Added fmpz_mod_mpoly_q module

[andrii302]

In this fork I have written a module for rational polynomials on the mod some prime number field F. The functions and tests were created as an extension of fmpz_mpoly_q module but for the finite field F.

[fredrik-johansson]

These should go further down, by the other polynomial types.

[fredrik-johansson]

This test is redundant. The test for monic denominator below suffices.

[fredrik-johansson]

I'd just use && here.

[fredrik-johansson]

This function can be removed in favor of _fmpz_vec_content_chained (yes, I realize that it is copied from fmpz_mpoly_q.h where the same applies).

[fredrik-johansson]

Actually, I'm confused about why this function is needed at all for fmpz_mod_mpoly_q. Surely extracting integer GCDs does nothing since we are over a field and normalize the denominator to be monic in the end?

[andrii302]

You are correct, I have just realized that I don't need gcd's for the coeff's at all. I am removing it from the code right now.

[andrii302]

There's a new commit where I made all the requested changes, fixed the incorrect/missing _clear statements and got rid of any use of GCD for the coefficients.

[fredrik-johansson]

You don't need a full canonicalisation here, because you already know that the numerator and denominator are coprime. Just need to make the denominator monic.

[fredrik-johansson]

So this should be if (!fmpz_is_one(fmpz_mod_mpoly_q_denref(res)->coeffs)) ... make monic.

[fredrik-johansson]

I don't think this branch can be reached. If the denominator is a constant, it should be 1.

[fredrik-johansson]

There are many branches throughout the code where you check fmpz_mod_mpoly_is_fmpz(den, ...). But in all such cases den will necessarily be 1 for canonicalised inputs, so you can just check fmpz_mod_mpoly_is_one instead and then simplify the calculations.

[andrii302]

The latest commit deals with the commented parts + added tests for gr_fmpz_mod_mpoly_q module. The functions were also simplified on one part, and made sure to output the canonical form quolynomial on another.

[fredrik-johansson]

is_field should be true

[fredrik-johansson]

is_finite_characteristic should be true

[fredrik-johansson]

This looks quite good now. Just some minor things to fix:

• Correct the is_field and is_finite_characteristic predicates.
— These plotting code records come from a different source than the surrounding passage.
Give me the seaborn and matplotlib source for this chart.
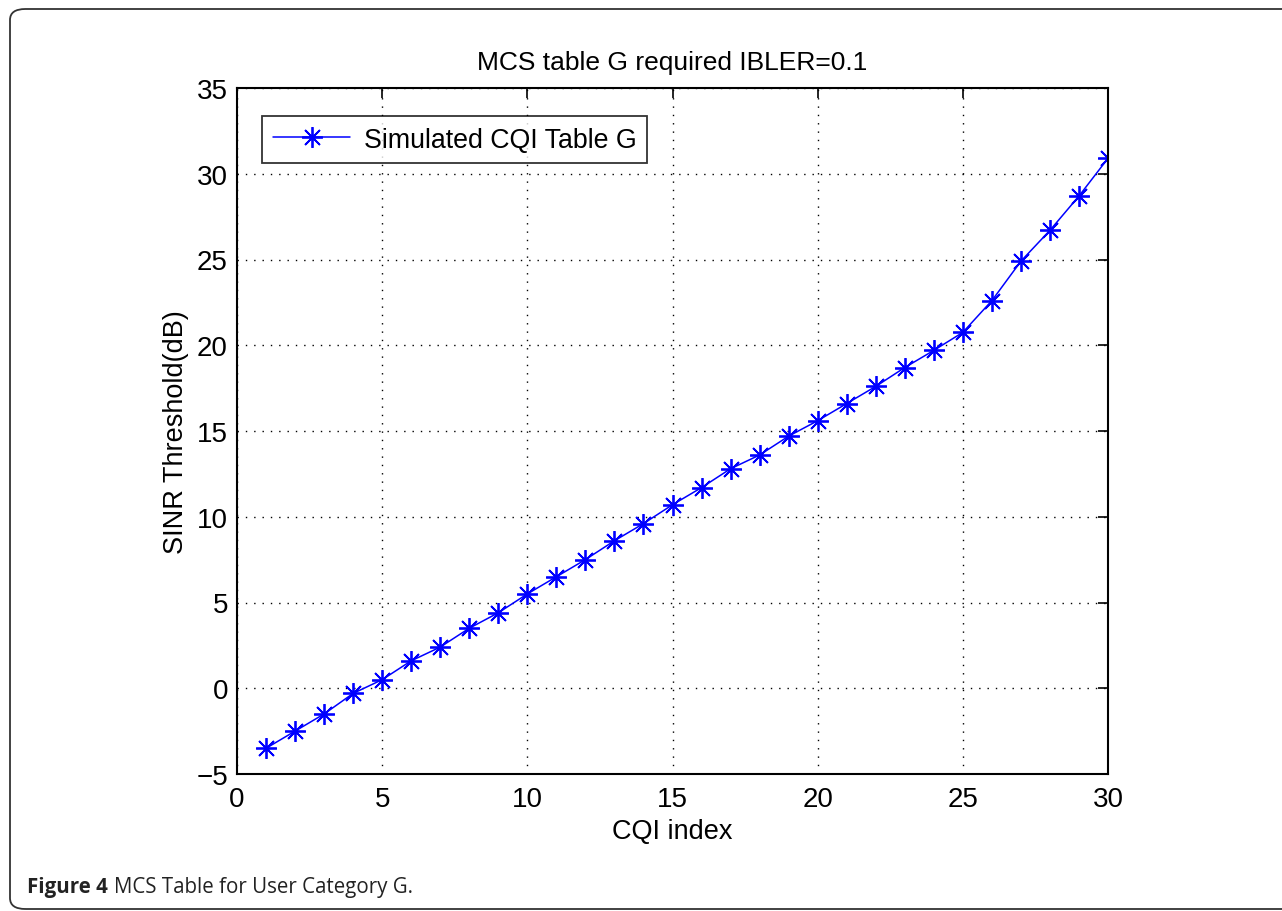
import matplotlib
matplotlib.use('Agg')
import matplotlib.pyplot as plt
from matplotlib.patches import FancyBboxPatch
import pandas as pd
import seaborn as sns

# Datos
cqi_index = list(range(1, 31))
sinr_threshold = [-3.5, -2.5, -1.5, -0.3, 0.5, 1.6, 2.4, 3.5, 4.4, 5.5,
                  6.5, 7.5, 8.6, 9.6, 10.7, 11.7, 12.8, 13.6, 14.7, 15.6,
                  16.6, 17.6, 18.7, 19.7, 20.75, 22.6, 24.9, 26.7, 28.7, 30.9]
serie = 'Simulated CQI Table G'
x_ticks = [0, 5, 10, 15, 20, 25, 30]
y_ticks = [-5, 0, 5, 10, 15, 20, 25, 30, 35]

df = pd.DataFrame({'cqi': cqi_index, 'sinr': sinr_threshold})

sns.set_style('white')
plt.rcParams['font.family'] = ['Liberation Sans', 'DejaVu Sans']
plt.rcParams['text.color'] = 'black'
plt.rcParams['axes.labelcolor'] = 'black'

W, H = 1282, 912
fig = plt.figure(figsize=(W / 100, H / 100), dpi=100)
ax = fig.add_axes([237 / W, 1 - 775 / H, 871 / W, 686 / H])

# asterisco estilo MATLAB (+ y x)
sns.lineplot(data=df, x='cqi', y='sinr', ax=ax, color='#0000ff', marker=(8, 2, 0),
             markersize=15, markeredgecolor='#0000ff', markeredgewidth=1.3,
             linewidth=1.1, label=serie)

ax.set_xlim(0, 30)
ax.set_ylim(-5, 35)
ax.set_xticks(x_ticks)
ax.set_yticks(y_ticks)
ax.set_xticklabels([str(t) for t in x_ticks])
ax.set_yticklabels([str(t).replace('-', '\u2212') for t in y_ticks])
ax.tick_params(direction='in', length=7, width=1.2, labelsize=20,
               top=True, right=True, colors='black')
ax.tick_params(axis='x', pad=9)
ax.tick_params(axis='y', pad=6.5)
ax.grid(True, linestyle=(0, (1, 5)), color='black', linewidth=1.0)
for s in ax.spines.values():
    s.set_color('black')
    s.set_linewidth(1.5)

ax.set_title('MCS table G required IBLER=0.1', fontsize=19, pad=14, color='black')
ax.set_xlabel('CQI index', fontsize=19.5, labelpad=4)
ax.set_ylabel('SINR Threshold(dB)', fontsize=19.5, labelpad=5)

leg = ax.legend(loc='upper left', fontsize=19.3, frameon=True, fancybox=False,
                borderpad=0.4, handlelength=2.9, handletextpad=0.5,
                borderaxespad=0, bbox_to_anchor=(25 / 871, 1 - 28 / 686))
leg.get_frame().set_edgecolor('black')
leg.get_frame().set_linewidth(1.3)
for t in leg.get_texts():
    t.set_color('black')

# Marco redondeado exterior (el lado derecho queda fuera de la imagen)
marco = FancyBboxPatch((10 / W, 2 / H), 1.3, 1 - 12 / H,
                       boxstyle='round,pad=0,rounding_size=0.012',
                       transform=fig.transFigure, fill=False,
                       edgecolor='#333333', linewidth=1.3)
fig.patches.append(marco)

# Pie de figura
y_pie = 1 - 888 / H
t1 = fig.text(27 / W, y_pie, 'Figure 4', fontsize=14.8, fontweight='bold',
              family=['Open Sans', 'DejaVu Sans'], color='#222222', va='center')
fig.canvas.draw()
bb = t1.get_window_extent()
fig.text((bb.x1 + 6) / W, y_pie, 'MCS Table for User Category G.', fontsize=14.8,
         family=['Open Sans', 'DejaVu Sans'], color='#222222', va='center')

fig.savefig('out.png', dpi=100)
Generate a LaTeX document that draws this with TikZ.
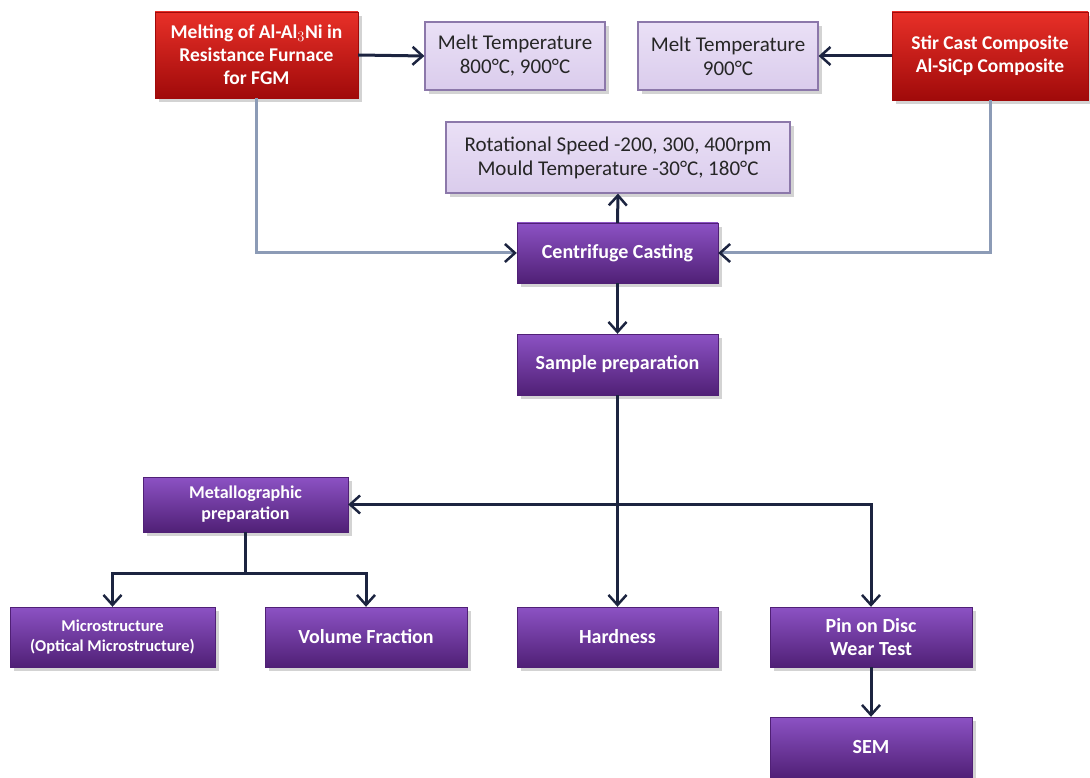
\documentclass[tikz,border=0pt]{standalone}
\usepackage{fontspec}
\setmainfont{Carlito}
\usepackage{tikz}
\usetikzlibrary{arrows.meta,shadows}
\definecolor{moradoTop}{RGB}{140,82,196}
\definecolor{moradoMid}{RGB}{104,46,152}
\definecolor{moradoBot}{RGB}{80,32,118}
\definecolor{rojoTop}{RGB}{232,48,40}
\definecolor{rojoMid}{RGB}{200,20,20}
\definecolor{rojoBot}{RGB}{160,10,10}
\definecolor{lilaBg}{RGB}{234,224,246}
\definecolor{lilaBot}{RGB}{218,204,236}
\definecolor{lilaBox}{RGB}{140,120,170}
\definecolor{navyLine}{RGB}{28,36,64}
\definecolor{steelLine}{RGB}{140,155,182}
\tikzset{
  sombra/.style={drop shadow={shadow xshift=4pt, shadow yshift=-4pt, opacity=0.35}},
  procBox/.style={sombra, draw=moradoBot, top color=moradoTop, middle color=moradoMid,
    bottom color=moradoBot, text=white, font=\fontsize{20}{23}\selectfont\bfseries,
    align=center, inner sep=0pt},
  inputBox/.style={sombra, draw=rojoBot, top color=rojoTop, middle color=rojoMid,
    bottom color=rojoBot, text=white, font=\fontsize{19.5}{23}\selectfont\bfseries,
    align=center, inner sep=0pt},
  paramBox/.style={sombra, draw=lilaBox, line width=1.2pt, top color=lilaBg, bottom color=lilaBot,
    text=black!85, font=\fontsize{21}{24}\selectfont, align=center, inner sep=0pt},
  link/.style={draw=navyLine, line width=3pt,
    -{Straight Barb[length=10pt, width=18pt, line width=2.5pt]}},
  feed/.style={draw=steelLine, line width=3pt,
    -{Straight Barb[length=10pt, width=18pt, line width=2.5pt, color=navyLine]}}
}

\begin{document}
\begin{tikzpicture}[x=1pt, y=-1pt]
  \useasboundingbox (0,0) rectangle (1090,778);
  % Inputs
  \node[inputBox, minimum width=203pt, minimum height=86pt] (furnace) at (256.5,55)
    {Melting of Al-Al$_3$Ni in\\Resistance Furnace\\for FGM};
  \node[paramBox, minimum width=180pt, minimum height=68pt] (meltA) at (515,56)
    {Melt Temperature\\800\textdegree C, 900\textdegree C};
  \node[paramBox, minimum width=180pt, minimum height=68pt] (meltB) at (728,56)
    {Melt Temperature\\900\textdegree C};
  \node[inputBox, minimum width=196pt, minimum height=88pt] (stircast) at (990,56)
    {Stir Cast Composite\\Al-SiCp Composite};
  \node[paramBox, minimum width=344pt, minimum height=71pt] (params) at (618,157.5)
    {Rotational Speed -200, 300, 400rpm\\Mould Temperature -30\textdegree C, 180\textdegree C};
  % Process
  \node[procBox, minimum width=201pt, minimum height=60pt] (casting) at (617.5,253)
    {Centrifuge Casting};
  \node[procBox, minimum width=201pt, minimum height=61pt] (sample) at (617.5,364.5)
    {Sample preparation};
  \node[procBox, minimum width=205pt, minimum height=55pt,
    font=\fontsize{18}{21}\selectfont\bfseries] (metallo) at (245.5,504.5)
    {Metallographic\\preparation};
  % Tests
  \node[procBox, minimum width=205pt, minimum height=60pt,
    font=\fontsize{16.5}{20}\selectfont\bfseries] (micro) at (112.5,637)
    {Microstructure\\(Optical Microstructure)};
  \node[procBox, minimum width=202pt, minimum height=60pt] (volfrac) at (366,637)
    {Volume Fraction};
  \node[procBox, minimum width=201pt, minimum height=60pt] (hardness) at (617.5,637)
    {Hardness};
  \node[procBox, minimum width=202pt, minimum height=60pt] (pindisc) at (871,637)
    {Pin on Disc\\Wear Test};
  \node[procBox, minimum width=202pt, minimum height=61pt] (sem) at (871,747.5)
    {SEM};
  % Connectors
  \draw[link] (furnace.east) -- (meltA.west);
  \draw[link] (stircast.west) -- (meltB.east);
  \draw[feed] (furnace.south) |- (casting.west);
  \draw[feed] (stircast.south) |- (casting.east);
  \draw[link] (casting.north) -- (params.south);
  \draw[link] (casting.south) -- (sample.north);
  \draw[link] (sample.south) -- (hardness.north);
  \draw[link, {Straight Barb[length=10pt, width=18pt, line width=2.5pt]}-{Straight Barb[length=10pt, width=18pt, line width=2.5pt]}]
    (metallo.east) -| (pindisc.north);
  \draw[draw=navyLine, line width=3pt] (metallo.south) -- ++(0,41) coordinate (split);
  \draw[link] (split) -| (micro.north);
  \draw[link] (split) -| (volfrac.north);
  \draw[link] (pindisc.south) -- (sem.north);
\end{tikzpicture}
\end{document}
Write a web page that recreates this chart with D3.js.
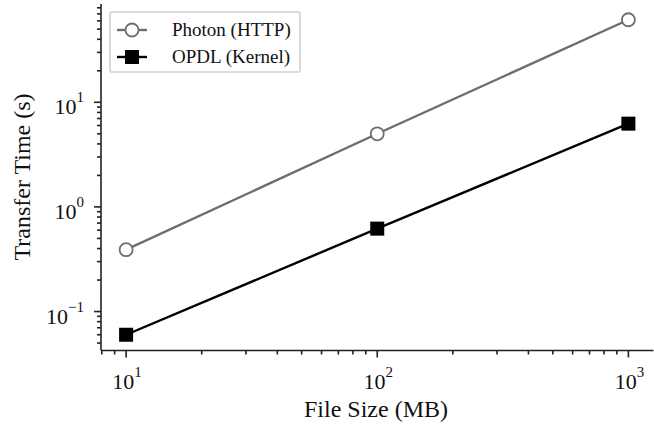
<!DOCTYPE html>
<html><head><meta charset="utf-8">
<script src="https://cdn.jsdelivr.net/npm/d3@7"></script>
<style>body{margin:0;background:#fff}svg{display:block}text{font-family:"Liberation Serif","Times New Roman",serif;fill:#111}</style>
</head><body><svg id="c" width="654" height="432"></svg>
<script>
const fileSizes = [10, 100, 1000];
const photonTimes = [0.39, 5.0, 61.5];
const opdlTimes = [0.06, 0.62, 6.25];
const seriesNames = ["Photon (HTTP)", "OPDL (Kernel)"];
const xTickExps = [1, 2, 3];
const yTickExps = [-1, 0, 1];
const xLabel = "File Size (MB)";
const yLabel = "Transfer Time (s)";

const svg = d3.select("#c");
const L = 101, R = 653.5, T = 4, B = 350.5;

function logPad(vals){
  const lo = Math.log10(d3.min(vals)), hi = Math.log10(d3.max(vals));
  const m = (hi - lo) * 0.05;
  return [Math.pow(10, lo - m), Math.pow(10, hi + m)];
}
const x = d3.scaleLog().domain(logPad(fileSizes)).range([L, R]);
const y = d3.scaleLog().domain(logPad(photonTimes.concat(opdlTimes))).range([B, T]);

const axisCol = "#222";
function ticksIn(scale){
  const [a,b] = scale.domain();
  const out = [];
  for (let e = Math.floor(Math.log10(a)); e <= Math.ceil(Math.log10(b)); e++){
    for (let k = 1; k <= 9; k++){
      const v = k * Math.pow(10, e);
      if (v >= a*0.9999 && v <= b*1.0001) out.push({v, major: k === 1});
    }
  }
  return out;
}
const g = svg.append("g");
g.append("line").attr("x1", L).attr("x2", R).attr("y1", B).attr("y2", B)
  .attr("stroke", axisCol).attr("stroke-width", 1.6);
ticksIn(x).forEach(t => {
  g.append("line").attr("x1", x(t.v)).attr("x2", x(t.v))
    .attr("y1", B).attr("y2", B + (t.major ? 7 : 4))
    .attr("stroke", axisCol).attr("stroke-width", 1.6);
});
g.append("line").attr("x1", L).attr("x2", L).attr("y1", T).attr("y2", B)
  .attr("stroke", axisCol).attr("stroke-width", 1.6);
ticksIn(y).forEach(t => {
  g.append("line").attr("y1", y(t.v)).attr("y2", y(t.v))
    .attr("x1", L).attr("x2", L - (t.major ? 7 : 4))
    .attr("stroke", axisCol).attr("stroke-width", 1.6);
});

function powLabel(parent, e, anchorX, baseY, align){
  const t = parent.append("text").attr("y", baseY).attr("font-size", 22);
  t.append("tspan").text("10");
  t.append("tspan").attr("dy", -12).attr("font-size", 15).text(e < 0 ? "\u2212" + (-e) : String(e));
  const w = t.node().getComputedTextLength();
  t.attr("x", align === "center" ? anchorX - w / 2 : anchorX - w);
}
xTickExps.forEach(e => powLabel(g, e, x(Math.pow(10, e)) + 1, 389, "center"));
yTickExps.forEach(e => powLabel(g, e, 84, y(Math.pow(10, e)) + 12, "right"));

svg.append("text").attr("x", 376).attr("y", 417).attr("text-anchor", "middle")
  .attr("font-size", 24).text(xLabel);
svg.append("text").attr("transform", "translate(30,177) rotate(-90)").attr("text-anchor", "middle")
  .attr("font-size", 24).text(yLabel);

const line = d3.line().x(d => x(d[0])).y(d => y(d[1]));
const photon = fileSizes.map((s, i) => [s, photonTimes[i]]);
const opdl = fileSizes.map((s, i) => [s, opdlTimes[i]]);
const grayCol = "#6e6e6e";
svg.append("path").datum(photon).attr("d", line).attr("fill", "none").attr("stroke", grayCol).attr("stroke-width", 2.4);
svg.append("path").datum(opdl).attr("d", line).attr("fill", "none").attr("stroke", "#000").attr("stroke-width", 2.4);
svg.selectAll(".pc").data(photon).enter().append("circle")
  .attr("cx", d => x(d[0])).attr("cy", d => y(d[1])).attr("r", 6.5)
  .attr("fill", "#fff").attr("stroke", grayCol).attr("stroke-width", 1.8);
svg.selectAll(".os").data(opdl).enter().append("rect")
  .attr("x", d => x(d[0]) - 7).attr("y", d => y(d[1]) - 7).attr("width", 14).attr("height", 14)
  .attr("fill", "#000");

const lg = svg.append("g");
lg.append("rect").attr("x", 110).attr("y", 12).attr("width", 190).attr("height", 60)
  .attr("fill", "#fff").attr("stroke", "#d0d0d0").attr("stroke-width", 1.6).attr("rx", 1.5);
const rows = [30, 57];
lg.append("line").attr("x1", 117).attr("x2", 147).attr("y1", rows[0]).attr("y2", rows[0]).attr("stroke", grayCol).attr("stroke-width", 2.4);
lg.append("circle").attr("cx", 132).attr("cy", rows[0]).attr("r", 6.5).attr("fill", "#fff").attr("stroke", grayCol).attr("stroke-width", 1.8);
lg.append("line").attr("x1", 117).attr("x2", 147).attr("y1", rows[1]).attr("y2", rows[1]).attr("stroke", "#000").attr("stroke-width", 2.4);
lg.append("rect").attr("x", 125).attr("y", rows[1] - 7).attr("width", 14).attr("height", 14).attr("fill", "#000");
seriesNames.forEach((n, i) => lg.append("text").attr("x", 172).attr("y", rows[i] + 6).attr("font-size", 19).text(n));
</script></body></html>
• Add your name to the copyright headers. No need to do this for files where you only made a small edit to existing code, but at least do it for fmpz_mod_mpoly_q.h and fmpz_mod_mpoly_q/*.c.

• Document gr_ctx_init_fmpz_mod_mpoly_q in gr_domains.rst.

• I suggest adding a comment both in fmpz_mod_mpoly_q.rst and in the documentation line for gr_ctx_init_fmpz_mod_mpoly_q to the effect "The user is responsible for verifying that m is prime. Composite m will lead to undefined behavior."

Once these are fixed, I will do one more careful reading of the code before merging.

[fredrik-johansson]

I'm a bit concerned by the fact that quite a few lines in the arithmetic operations don't have test coverage according to codecov. It should be close to 100% (compare https://app.codecov.io/gh/flintlib/flint/tree/main/src%2Ffmpz_mpoly_q). Either there are still some redundant branches, or the randtest function needs to be improved, or the test code needs modifying in some way.

[fredrik-johansson]

In add and sub for example you have the conditional

    if (fmpz_mod_is_one(y_den->coeffs, ctx->ffinfo))
    {

which will always be true since y is in canonical form.

[fredrik-johansson]

In set_fmpq, add_fmpq etc. you need error handling for the case where the modulus divides the denominator.

[andrii302]

The required fixes to the code and documentation were made. The only parts in add and sub unreachable by tests that were left, were for the case when y_den==x_den and GCD(res_num, x_den)!=1, which is mathematically possible, but simply too improbable for the tests. In general the coverage must be significantly better now.